In grade one, students work with whole numbers and place value. This includes grouping numbers into tens and ones as they learn to add and subtract up through 20. Activities in these areas include:

• Quickly and accurately adding numbers together that total up to 10 or fewer, and subtracting from numbers up through 10

• Adding a two-digit number and a one-digit number (45 + 9)

• Adding a two-digit number and a multiple of ten (54 + 20)

• Subtracting a multiple of 10 from a multiple of 10 (80 – 30)

• Comparing two-digit numbers based on place value using the symbols > (more than), equal to (=), and < (less than)

• Understanding the meaning of the equal sign (=) and determining if statements involving addition and subtraction are true or false (for example, which of the following statements are true? 3+3=6, 4+1=5+2)

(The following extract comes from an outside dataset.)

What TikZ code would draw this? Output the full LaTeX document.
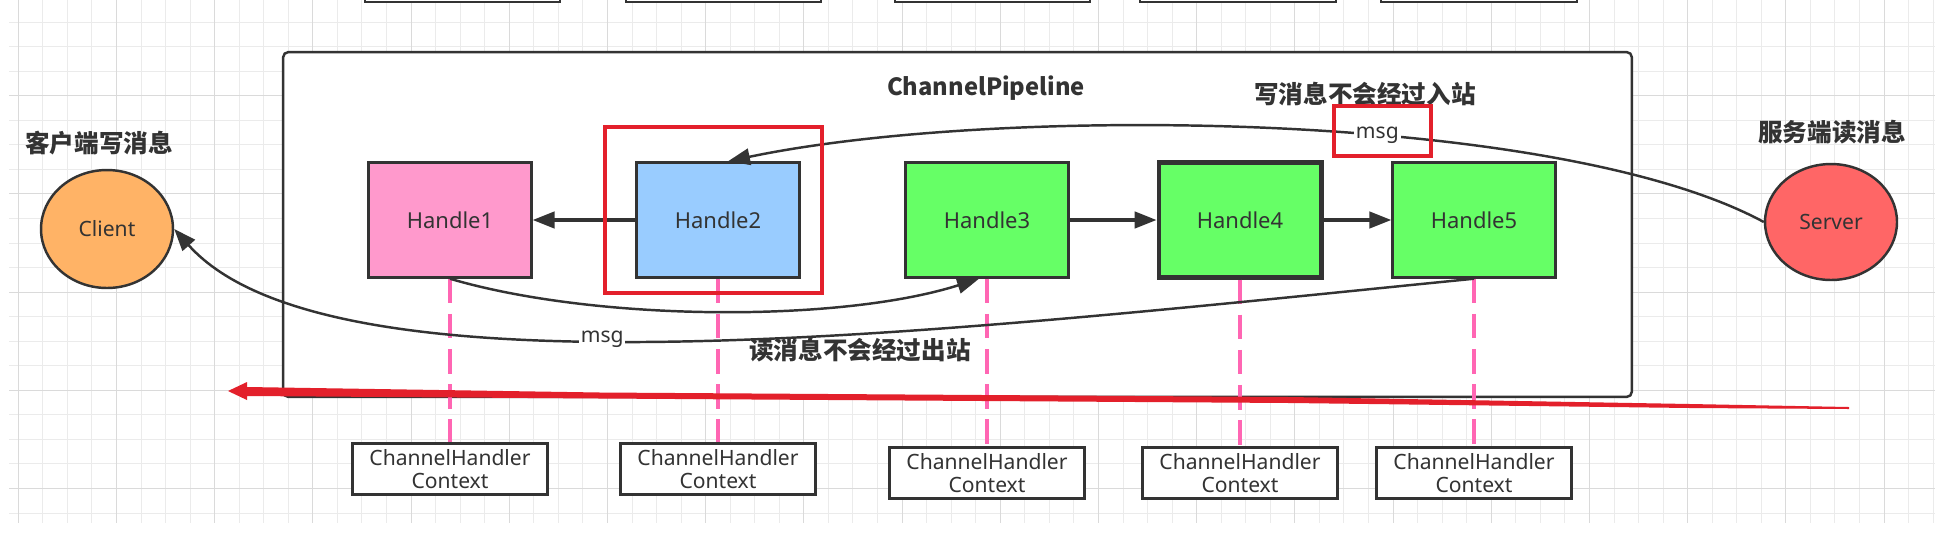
\documentclass[tikz,border=0pt]{standalone}
\usepackage{fontspec}
\setmainfont{Noto Sans}
\newfontfamily\cjk{Noto Sans CJK SC}
\usetikzlibrary{arrows.meta, shapes.geometric}
\definecolor{dkline}{HTML}{333333}
\definecolor{txtgray}{HTML}{333333}
\definecolor{h1pink}{HTML}{FF99CC}
\definecolor{h2blue}{HTML}{99CCFF}
\definecolor{hgreen}{HTML}{66FF66}
\definecolor{clientorange}{HTML}{FFB366}
\definecolor{serverred}{HTML}{FF6666}
\definecolor{linkpink}{HTML}{FF66B3}
\definecolor{markred}{HTML}{E3202B}
\definecolor{gridminor}{HTML}{EBEBEB}
\definecolor{gridmajor}{HTML}{DADADA}

\begin{document}
\begin{tikzpicture}[x=0.02cm, y=-0.02cm,
  >={Triangle[length=4.4mm, width=3.3mm]},
  handle/.style={draw=dkline, line width=1.4pt, minimum width=3.26cm,
    minimum height=2.3cm, inner sep=0pt, text=txtgray,
    font=\fontsize{12.5}{14}\selectfont},
  ctxbox/.style={draw=dkline, line width=1.2pt, fill=white, minimum width=3.9cm,
    minimum height=1.02cm, inner sep=0pt, align=center, text=txtgray,
    font=\fontsize{12}{13.5}\selectfont},
  endpoint/.style={ellipse, draw=dkline, line width=1.4pt, minimum width=2.64cm,
    minimum height=2.36cm, inner sep=0pt, text=txtgray,
    font=\fontsize{12}{14}\selectfont},
  caption/.style={text=txtgray, font=\fontsize{14}{16}\selectfont\cjk\bfseries},
  flow/.style={->, draw=dkline, line width=1.8pt},
  msgpath/.style={->, draw=dkline, line width=1.4pt},
  msglabel/.style={fill=white, inner sep=1pt, text=txtgray,
    font=\fontsize{12}{14}\selectfont},
  ctxlink/.style={draw=linkpink, line width=2pt, dash pattern=on 14pt off 6pt},
  hilite/.style={draw=markred, line width=2pt},
  gridline/.style={draw=gridminor, line width=0.5pt}]

% Canvas
\clip (0,0) rectangle (1939,542);
\fill[white] (0,0) rectangle (1939,542);

% Background grid
\foreach \i in {0,...,78}
  \draw[gridline] ({18.2+24.55*\i},0) -- ({18.2+24.55*\i},523);
\foreach \j in {0,...,20}
  \draw[gridline] (9,{22+24.55*\j}) -- (1935,{22+24.55*\j});
\foreach \i in {0,4,...,76}
  \draw[gridline, draw=gridmajor] ({18.2+24.55*\i},0) -- ({18.2+24.55*\i},523);
\foreach \j in {3,7,...,19}
  \draw[gridline, draw=gridmajor] (9,{22+24.55*\j}) -- (1935,{22+24.55*\j});

% Boxes cut off at the top
\draw[dkline, line width=1.2pt, fill=white] (365,-40) rectangle (560,2);
\draw[dkline, line width=1.2pt, fill=white] (626,-40) rectangle (821,2);
\draw[dkline, line width=1.2pt, fill=white] (895,-40) rectangle (1090,2);
\draw[dkline, line width=1.2pt, fill=white] (1140,-40) rectangle (1336,2);
\draw[dkline, line width=1.2pt, fill=white] (1381,-40) rectangle (1577,2);

% Pipeline frame
\node[draw=dkline, line width=1.4pt, fill=white, rounded corners=3pt,
      minimum width=26.98cm, minimum height=6.9cm, inner sep=0pt]
  (pipe) at (957.5,224.5) {};
\node[text=txtgray, font=\fontsize{13.5}{16}\selectfont\cjk\bfseries]
  (pipetitle) at (986,88) {ChannelPipeline};

% --- Handlers ---
\node[handle, fill=h1pink] (h1) at (450,220) {Handle1};
\node[handle, fill=h2blue] (h2) at (718,220) {Handle2};
\node[handle, fill=hgreen] (h3) at (987,220) {Handle3};
\node[handle, fill=hgreen, line width=2.3pt] (h4) at (1240,220) {Handle4};
\node[handle, fill=hgreen] (h5) at (1474,220) {Handle5};

% --- Contexts ---
\node[ctxbox] (ctx1) at (450,469) {ChannelHandler\\Context};
\node[ctxbox] (ctx2) at (718,469) {ChannelHandler\\Context};
\node[ctxbox] (ctx3) at (987,473) {ChannelHandler\\Context};
\node[ctxbox] (ctx4) at (1240,473) {ChannelHandler\\Context};
\node[ctxbox] (ctx5) at (1474,473) {ChannelHandler\\Context};

\draw[ctxlink] (h1) -- (ctx1);
\draw[ctxlink] (h2) -- (ctx2);
\draw[ctxlink] (h3) -- (ctx3);
\draw[ctxlink] (h4) -- (ctx4);
\draw[ctxlink] (h5) -- (ctx5);

% --- Client and server ---
\node[endpoint, fill=clientorange] (client) at (107,229) {Client};
\node[caption] (clientlabel) at (99,143) {客户端写消息};
\node[endpoint, fill=serverred, minimum height=2.32cm] (server) at (1831,222) {Server};
\node[caption] (serverlabel) at (1832,132) {服务端读消息};

% --- Handler chain ---
\draw[flow] (h2) -- (h1);
\draw[flow] (h3) -- (h4);
\draw[flow] (h4) -- (h5);

% --- Message paths ---
\draw[msgpath] (server.west) .. controls +(-205,-111) and +(272,-57)
  .. ([xshift=0.2cm]h2.north) node[msglabel, pos=0.41] (msgtop) {msg};
\draw[msgpath] (h1.south) .. controls +(146,43) and +(-139,44)
  .. ([xshift=-0.16cm]h3.south);
\draw[msgpath] (h5.south) .. controls +(-524,52) and +(157,176)
  .. (client.east) node[msglabel, pos=0.56] (msgbottom) {msg};

\node[caption] (writenote) at (1365,94) {写消息不会经过入站};
\node[caption] (readnote) at (860,350) {读消息不会经过出站};

% --- Red marks ---
\draw[hilite] (605,127) rectangle (822,293);
\draw[hilite] (1334,106) rectangle (1431,156);
\fill[markred] (228,391) -- (247,382) -- (247,387) -- (600,392.5) -- (1290,397)
  -- (1690,404) -- (1849,407) -- (1849,409) -- (1690,408) -- (1290,403)
  -- (600,398.5) -- (247,396) -- (247,400) -- cycle;

\end{tikzpicture}
\end{document}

• Measuring the lengths of objects using a smaller object (for example, measuring a pencil with paper clips)

• Putting objects in order from longest to shortest or shortest to longest

• Collecting and organizing data and answering questions about more, less, or how many

• Telling time and writing time to the hour and half-hour

• Understanding defining attributes of shapes (number of sides is defining; color is non-defining)

• Dividing circles and rectangles into halves and quarters

Helping your child learn outside of school:

• Play math games with your child to build fluency. For example, using a deck of cards, deal two cards and ask your child to add the two numbers before you do. Whoever says the total first, keeps the cards.

• Encourage your child to read and write numbers in different ways. For example, what are some ways that you can make the number 15? 15 can be 10+5, 7+8, 20-5, or 5+5+5.

• Have your child create story problems to represent addition, subtraction, and comparisons. For example, if you open a carton of eggs and take out seven, ask, “How many are left in the carton?”

• Have your child tell the time on the clock when you sit down to dinner or breakfast.

• Encourage your child to stick with it whenever a problem seems difficult.

• Can you do some easier problems and go back to this one after?

• What part of the problem is giving you trouble?

• Let's read the problem together and make sure we understand what it is asking.

• Can we draw a picture of the problem?

• Can we make up an easier problem that is similar to this? Then we can work our way up to this one.

• Let’s take a 10 minute break and come back to this one.